Wessemius-Chibrac also emphasised the value of taking inspiration from successful cases of impact investment in other countries.

“We do not need to reinvent the wheel every time. What our colleagues from other countries have been doing, we try to make it known to our community in the Netherlands to accelerate the adoption of best practices or innovative instruments,” she said. 

French inspiration

Panellists said France’s 90/10 model, which has unlocked a large amount of social investment is seen as point of reference for the rest of the continent, albeit subject to the restrictions of national investment frameworks.

Under the French model, companies with more than 50 employees are obliged by law to offer so-called 90/10 funds as part of their employee savings schemes. These funds are required to invest 5-10% of their assets into accredited ‘solidarity-based enterprises of social utility’. FAIR, France’s social investment association, reported earlier this year that savings in 90/10 funds reached €18bn in 2023. All  life insurance product in France must also offer socially responsible, solidarity-based and green investment units.

Serneels said the French approach offered a blueprint for the rest of Europe as an example of scaling up impact funding, even if the way such measures could be applied would need to vary from country to country depending on the local environment. 

Wessemius-Chibrac said that, while most European countries lack France’s enabling framework to drive institutional investments, such as pension funds and insurers into the impact arena, setting targets can still provide a valuable incentive to institutions keen to direct more funds into green and social impact investment. 

Key role for targets

In 2022, NAB called for Dutch pension funds, asset managers, insurance companies and banks to allocate at least 10% of their assets under management (AUM) to impact investments by 2025. In a report published in September, NAB said that average allocation to impact-related investments had since increased, even if institutions needed to scale up faster.

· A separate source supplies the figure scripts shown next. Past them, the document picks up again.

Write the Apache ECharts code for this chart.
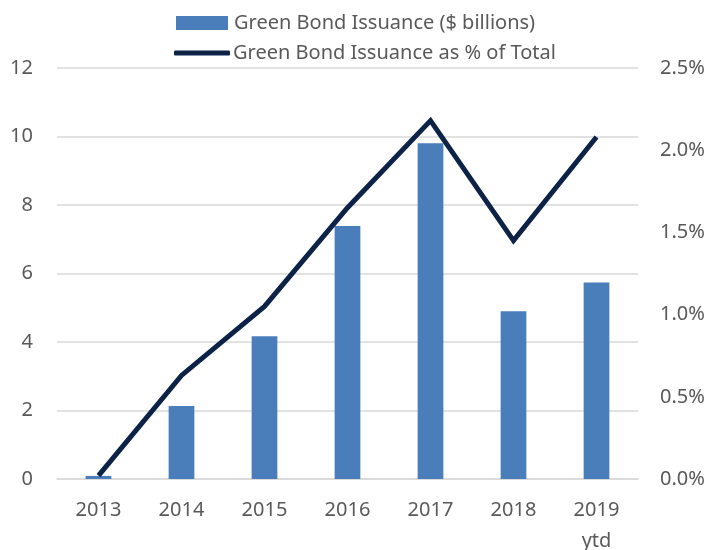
<!DOCTYPE html>
<html>
<head>
<meta charset="utf-8">
<script src="https://cdn.jsdelivr.net/npm/echarts@6/dist/echarts.min.js"></script>
<style>
  html, body { margin: 0; padding: 0; background: #fff; }
  #chart { width: 711px; height: 550px; }
</style>
</head>
<body>
<div id="chart"></div>
<script>
// 数据
const years = ['2013', '2014', '2015', '2016', '2017', '2018', '2019\nytd']
const issuance = [0.09, 2.13, 4.17, 7.39, 9.80, 4.90, 5.74]
const sharePct = [0.02, 0.63, 1.05, 1.65, 2.18, 1.45, 2.08]

const font = 'Noto Sans'
const textColor = '#595959'
const navy = '#0c2347'

const chart = echarts.init(document.getElementById('chart'))

const option = {
  animation: false,
  textStyle: { fontFamily: font },
  legend: [
    {
      data: [{ name: 'Green Bond Issuance ($ billions)', icon: 'rect' }],
      left: 171,
      top: 8,
      itemWidth: 52,
      itemHeight: 14,
      textStyle: { fontFamily: font, fontSize: 20, color: textColor, padding: [0, 0, 0, 1] }
    },
    {
      data: [{ name: 'Green Bond Issuance as % of Total', icon: 'roundRect' }],
      left: 169,
      top: 38,
      itemWidth: 56,
      itemHeight: 5,
      itemStyle: { color: navy },
      textStyle: { fontFamily: font, fontSize: 20, color: textColor, padding: [0, 0, 0, -2] }
    }
  ],
  grid: {
    left: 57,
    right: 73,
    top: 68,
    bottom: 71,
    outerBoundsMode: 'none'
  },
  xAxis: {
    type: 'category',
    data: years,
    axisTick: { show: false },
    axisLine: { lineStyle: { color: '#d9d9d9', width: 1.5 } },
    axisLabel: {
      color: textColor,
      fontSize: 20,
      margin: 16,
      lineHeight: 31
    }
  },
  yAxis: [
    {
      type: 'value',
      min: 0,
      max: 12,
      interval: 2,
      axisLine: { show: false },
      axisTick: { show: false },
      splitLine: { lineStyle: { color: '#d9d9d9', width: 1.5 } },
      axisLabel: { color: textColor, fontSize: 20, margin: 24 }
    },
    {
      type: 'value',
      min: 0,
      max: 2.5,
      interval: 0.5,
      axisLine: { show: false },
      axisTick: { show: false },
      splitLine: { show: false },
      axisLabel: {
        color: textColor,
        fontSize: 20,
        margin: 22,
        formatter: v => v.toFixed(1) + '%'
      }
    }
  ],
  series: [
    {
      name: 'Green Bond Issuance ($ billions)',
      type: 'bar',
      data: issuance,
      barWidth: '31%',
      itemStyle: { color: '#4a7ebb' }
    },
    {
      name: 'Green Bond Issuance as % of Total',
      type: 'line',
      yAxisIndex: 1,
      data: sharePct,
      symbol: 'none',
      lineStyle: { color: navy, width: 5, join: 'miter' },
      itemStyle: { color: navy }
    }
  ]
}

chart.setOption(option)
</script>
</body>
</html>
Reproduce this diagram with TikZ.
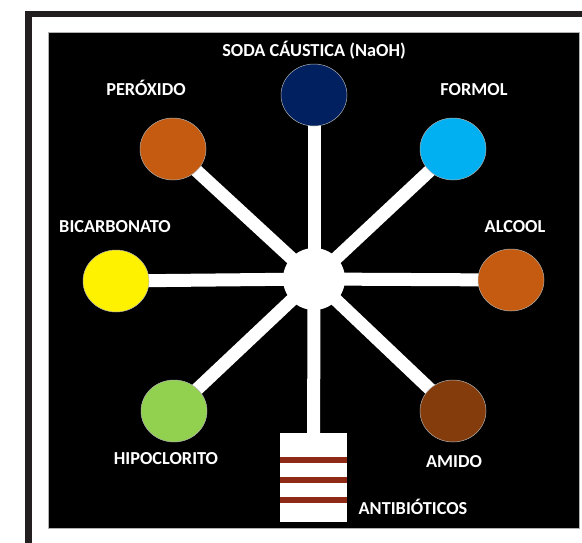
\documentclass[tikz,border=0pt]{standalone}
\usepackage{fontspec}
\setmainfont{Carlito}
\usetikzlibrary{positioning}
\usetikzlibrary{shapes.geometric,backgrounds}
\definecolor{framegray}{HTML}{231F20}
\definecolor{sodablue}{HTML}{002060}
\definecolor{formolblue}{HTML}{00B0F0}
\definecolor{orangebrown}{HTML}{C55A11}
\definecolor{amidobrown}{HTML}{843C0C}
\definecolor{hipogreen}{HTML}{92D050}
\definecolor{stripered}{HTML}{8E2A15}
\tikzset{dot/.style={ellipse,draw=white!70!black,line width=0.5pt,
minimum width=66pt,minimum height=62pt,inner sep=0pt}}
\tikzset{hubdot/.style={circle,fill=white,draw=none,minimum size=62pt,inner sep=0pt}}
\tikzset{spoke/.style={draw=white,line width=13pt}}
\tikzset{lbl/.style={text=white,font=\bfseries\fontsize{18.3}{21}\selectfont,
anchor=base,inner sep=0pt}}
\tikzset{bottle/.style={rectangle,fill=white,draw=none,inner sep=0pt,
minimum width=67pt,minimum height=89pt}}

\begin{document}
\begin{tikzpicture}[x=1pt,y=-1pt]
    \useasboundingbox (0,0) rectangle (582,542);

        \node[hubdot] (hub) at (314,279) {};

        \node[dot,fill=sodablue] (soda) at (314,95) {};
        \node[dot,fill=formolblue] (formol) at (453,149) {};
        \node[dot,fill=orangebrown] (peroxido) at (173,149) {};
        \node[dot,fill=yellow] (bicarb) at (116,281) {};
        \node[dot,fill=orangebrown] (alcool) at (511,280) {};
        \node[dot,fill=hipogreen] (hipo) at (174,411) {};
        \node[dot,fill=amidobrown] (amido) at (453,411) {};
        \node[bottle] (antib) at (313.5,477.5) {};

        \foreach \d in {24,44,64}
            \fill[stripered] ([yshift=-\d pt]antib.north west) rectangle ([yshift={-(\d+6.5)*1pt}]antib.north east);

        \node[lbl] (sodalbl) at (314,56) {SODA CÁUSTICA (NaOH)};
        \node[lbl] (peroxidolbl) at (146,95) {PERÓXIDO};
        \node[lbl] (formollbl) at (474,95) {FORMOL};
        \node[lbl] (bicarblbl) at (115,232) {BICARBONATO};
        \node[lbl] (alcoollbl) at (515,232) {ALCOOL};
        \node[lbl] (hipolbl) at (166,464) {HIPOCLORITO};
        \node[lbl] (amidolbl) at (454,467) {AMIDO};
        \node[lbl] (antiblbl) at (413,514) {ANTIBIÓTICOS};

    \begin{scope}[on background layer]
        \clip (0,0) rectangle (582,542);
        \draw[framegray,line width=6.5pt] (28.5,14) rectangle (600,560);
        \fill[black] (48,32) rectangle (579,528);
        \draw[gray!60,line width=0.6pt] (48,32) rectangle (579,528);

        \foreach \t in {soda,formol,peroxido,bicarb,alcool,hipo,amido,antib}
            \draw[spoke] (hub.center) -- (\t.center);
    \end{scope}

\end{tikzpicture}
\end{document}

Wessemius-Chibrac said that over the last three or four years, there had been an evolution in thinking among institutional investors, many of which had decided that impact investing should be part of their future strategy and now needed to decide how to best implement it.

“The goals are aspirational, but when you don’t have a goal within an organisation, it’s much more optional for the teams and the implementation side to do it. That’s why we have really advocated for the 10% target,” she said. 

A number of Dutch-based institutional investors have already announced they are adopting the 10% target, with recent additions including a.s.r. and Achmea.

“These are very large organisations we’re talking about. They don’t make that kind of commitment if they don’t think they will achieve it. So, if they can do it, I think, why not everyone?” she said.